Kementerian Perindustrian (Kemenperin) mencatat industri alas kaki Indonesia berhasil menduduki posisi ke-5 sebagai eksportir di dunia setelah Tiongkok, India, Vietnam, dan Brasil. Dengan peringkat ini, produk alas kaki Indonesia mendapat 4,4 persen pasar dunia.
Direktur Jenderal Industri Kecil dan Menengah (IKM) Kementerian Kemenperin Gati Wibawanigsih mengatakan berdasarkan data Trade Map, pertumbuhan ekspor industri ini cenderung meningkat. Nilai ekspor alas kaki pada 2015 sebesar US$ 4,85 miliar, kemudian naik 3,3 persen menjadi US$ 5,01 miliar (sekitar Rp 66 triliun) pada tahun lalu.
Peningkatan kinerja ekspor alas kaki Indonesia melebihi pertumbuhan nilai ekspor dunia yang hanya 0,19 persen. "Hal ini menunjukkan bahwa produk alas kaki dalam negeri memiliki daya saing di atas rata-rata dunia,” katanya melalui siaran pers Kementerian Perindustrian, Minggu (21/5). (Baca: Industri Kecil Targetkan Produksi Alas Kaki Senilai Rp 24,25 Triliun)

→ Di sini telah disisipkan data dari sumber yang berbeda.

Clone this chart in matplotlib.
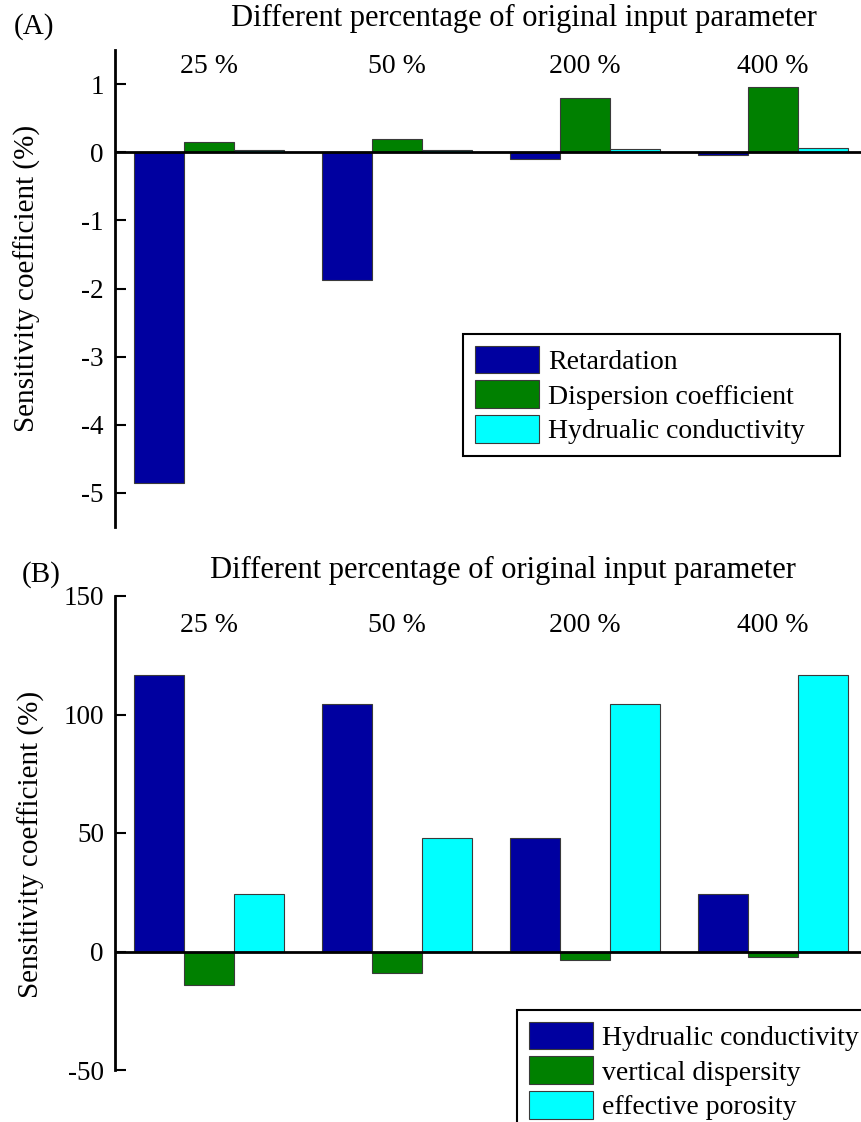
import numpy as np
import matplotlib
matplotlib.use("Agg")
import matplotlib.pyplot as plt

# bar groups along the x axis
groups = ["25 %", "50 %", "200 %", "400 %"]

# panel A: sensitivity coefficients (%)
a_labels = ["Retardation", "Dispersion coefficient", "Hydrualic conductivity"]
a_retardation = [-4.85, -1.88, -0.10, -0.04]
a_dispersion = [0.15, 0.20, 0.80, 0.96]
a_conductivity = [0.03, 0.03, 0.05, 0.06]

# panel B: sensitivity coefficients (%)
b_labels = ["Hydrualic conductivity", "vertical dispersity", "effective porosity"]
b_conductivity = [116.5, 104.6, 47.7, 24.3]
b_dispersity = [-14.0, -9.0, -3.4, -2.2]
b_porosity = [24.3, 47.7, 104.6, 116.5]

colors = ["#0000A0", "#008000", "#00FFFF"]
plt.rcParams["font.family"] = ["Liberation Serif", "DejaVu Serif"]
plt.rcParams["axes.unicode_minus"] = False
FS_TICK = 19.5
FS_GROUP = 20
FS_LEG = 20
FS_TITLE = 22
FS_YLAB = 21

W, H = 861, 1122
fig = plt.figure(figsize=(W / 100, H / 100), dpi=100)


def px_axes(left, top, right, bottom):
    return fig.add_axes([left / W, 1 - bottom / H, (right - left) / W, (bottom - top) / H])


def draw_panel(ax, series, labels, ylim, yticks, label_y, legend_box, expand):
    x = np.arange(1, len(groups) + 1)
    width = 0.266
    for i, (vals, lab) in enumerate(zip(series, labels)):
        ax.bar(x + (i - 1) * width, vals, width, color=colors[i],
               edgecolor="#3a3a3a", linewidth=0.8, label=lab, zorder=2)
    ax.axhline(0, color="black", linewidth=2, zorder=3)
    ax.set_xlim(0.5, 0.5 + 746 / 188)
    ax.set_ylim(*ylim)
    ax.set_yticks(yticks)
    ax.set_xticks([])
    for s in ["top", "right", "bottom"]:
        ax.spines[s].set_visible(False)
    ax.spines["left"].set_linewidth(2)
    ax.tick_params(axis="y", direction="in", length=8, width=1.5, labelsize=FS_TICK, pad=8)
    for xi, g in zip(x, groups):
        ax.text(xi, label_y, g, ha="center", va="center", fontsize=FS_GROUP)
    leg = ax.legend(loc="upper left", bbox_to_anchor=legend_box, borderaxespad=0,
                    mode="expand" if expand else None,
                    fontsize=FS_LEG, fancybox=False, framealpha=1, edgecolor="black",
                    handlelength=2.3, handleheight=1.15, labelspacing=0.2,
                    handletextpad=0.35, borderpad=0.42)
    leg.get_frame().set_linewidth(1.5)
    leg.set_clip_on(False)


ax_a = px_axes(115, 50, W, 527)
draw_panel(ax_a, [a_retardation, a_dispersion, a_conductivity], a_labels,
           (-5.5, 1.5), [-5, -4, -3, -2, -1, 0, 1], 1.26,
           ((463 - 115) / 746, (527 - 452) / 477, 377 / 746, (452 - 334) / 477), True)

ax_b = px_axes(115, 596, W, 1070)
draw_panel(ax_b, [b_conductivity, b_dispersity, b_porosity], b_labels,
           (-50, 150), [-50, 0, 50, 100, 150], 137.5,
           ((517 - 115) / 746, (1070 - 1010) / 474), False)

title = "Different percentage of original input parameter"
fig.text(524 / W, 1 - 18 / H, title, ha="center", va="center", fontsize=FS_TITLE)
fig.text(503 / W, 1 - 570 / H, title, ha="center", va="center", fontsize=FS_TITLE)
fig.text(14 / W, 1 - 27 / H, "(A)", ha="left", va="center", fontsize=21)
fig.text(22 / W, 1 - 575 / H, "(B)", ha="left", va="center", fontsize=21)

ylab = "Sensitivity coefficient (%)"
fig.text(27 / W, 1 - 278 / H, ylab, rotation=90, ha="center", va="center", fontsize=FS_YLAB)
fig.text(31 / W, 1 - 844 / H, ylab, rotation=90, ha="center", va="center", fontsize=FS_YLAB)

fig.savefig("out.png", dpi=100)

Selain itu, sumbangan terhadap produk domestik bruto (PDB) kelompok industri ini juga menunjukan kenaikan, dari Rp 31,44 triliun pada tahun 2015 menjadi Rp 35,14 triliun tahun lalu. Dengan demikian, industri alas kaki menyumbang sekitar 0,28 persen terhadap penerimaan negara.
Direktur IKM Kimia, Sandang, Aneka dan Kerajinan Kemenperin E Ratna Utarianingrum mengungkapkan pertumbuhan industri alas kaki didorong oleh perkembangan tren fashion dunia yang melesat. Dia optimistis industri alas kaki nasional akan terus tumbuh ke depannya.
Kemenperin menargetkan pangsa pasar alas kaki nasional bisa menyumbang 10 persen pasar dunia pada 2020. "Kami optimis bisa tercapai karena seiring dengan pertambahan penduduk, maka semakin tinggi kebutuhan sepatu," katanya.
Ratna mengakui masih ada sejumlah tantangan untuk mengejar target tersebut. Salah satunya mengenai pasokan bahan baku kulit mentah yang belum cukup untuk mendukung industri penyamakan kulit di dalam negeri. Pasokan domestik hanya bisa memenuhi sekitar 36 persen dari total kapasitas industri penyamakan kulit.
Selain itu kualitas bahan baku kulit dalam negeri yang belum konsisten. Selain itu, prosedur karantina untuk kulit dan pembatasan asal negara impor yang masih banyak kendala. Belum lagi tingginya ketergantungan impor bahan baku, bahan penolong dan aksesoris. (Baca: Produsen Sepatu asal Korea Investasi Rp 2,1 Triliun di Jepara)
Sebagai dukungan pemerintah, Kemenperin memberikan fasilitas pendampingan dan restrukturisasi mesin kepada industri. Selain itu, kementerian juga menyusun program pendidikan vokasi industri untuk menciptakan tenaga kerja yang kompeten. “Kami telah berkerja sama dengan perusahaan alas kaki dan garmen untuk menyiapkan tenaga kerja terampil yang dapat langsung terserap oleh dunia industri,” katanya,
Sekedar informasi, industri alas kaki nasional lebih banyak dihasilkan oleh industri besar dan menengah baik dari segi nilai maupun dalam jumlah produksi. Untuk sebaran industri kecil dan mikro alas kaki di seluruh Indonesia, sebanyak 82 persen berada di provinsi Jawa Barat dan Jawa Timur. Konsentrasi sektor tersebut di wilayah Jawa Barat, meliputi Bogor, Bandung, dan Tasikmalaya. Sedangkan, Jawa Timur, berada di Pasuruan, Sidoarjo, Mojokerto, Jombang, dan Magetan.